The Fourier transform (FT) is an integral transform which converts a function \(f(x)\) into its frequency representation \(\tilde{f}(k)\). Great volumes have already been written about this subject, so let us focus on the aspects that are useful to physicists.

The forward FT is defined as follows, where \(A\), \(B\), and \(s\) are unspecified constants (for now):

\[\begin{aligned} \boxed{ \tilde{f}(k) = \hat{\mathcal{F}}\{f(x)\} = A \int_{-\infty}^\infty f(x) \exp(i s k x) \dd{x} } \end{aligned}\]
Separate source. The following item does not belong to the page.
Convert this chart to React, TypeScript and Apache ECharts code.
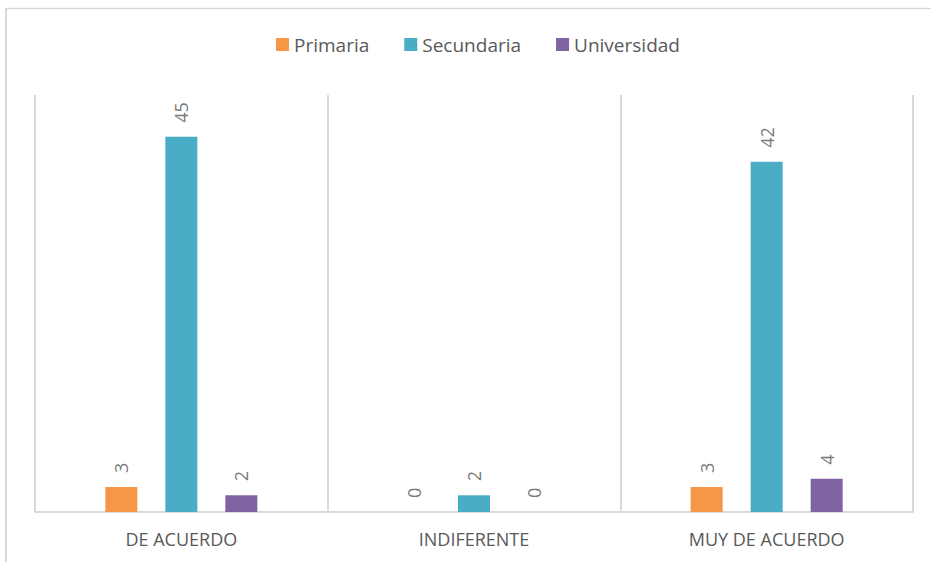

The inverse Fourier transform (iFT) undoes the forward FT operation:

\[\begin{aligned} \boxed{ f(x) = \hat{\mathcal{F}}^{-1}\{\tilde{f}(k)\} = B \int_{-\infty}^\infty \tilde{f}(k) \exp(- i s k x) \dd{k} } \end{aligned}\]

Clearly, the inverse FT of the forward FT of \(f(x)\) must equal \(f(x)\) again. Let us verify this, by rearranging the integrals to get the Dirac delta function \(\delta(x)\):

\[\begin{aligned} \hat{\mathcal{F}}^{-1}\{\hat{\mathcal{F}}\{f(x)\}\} &= A B \int_{-\infty}^\infty \exp(-i s k x) \int_{-\infty}^\infty f(x') \exp(i s k x') \dd{x'} \dd{k} \\ &= 2 \pi A B \int_{-\infty}^\infty f(x') \Big(\frac{1}{2\pi} \int_{-\infty}^\infty \exp(i s k (x' - x)) \dd{k} \Big) \dd{x'} \\ &= 2 \pi A B \int_{-\infty}^\infty f(x') \: \delta(s(x' - x)) \dd{x'} = \frac{2 \pi A B}{|s|} f(x) \end{aligned}\]

Therefore, the constants \(A\), \(B\), and \(s\) are subject to the following constraint:

\[\begin{aligned} \boxed{\frac{2\pi A B}{|s|} = 1} \end{aligned}\]

But that still gives a lot of freedom. The exact choices of \(A\) and \(B\) are generally motivated by the convolution theorem and Parseval’s theorem.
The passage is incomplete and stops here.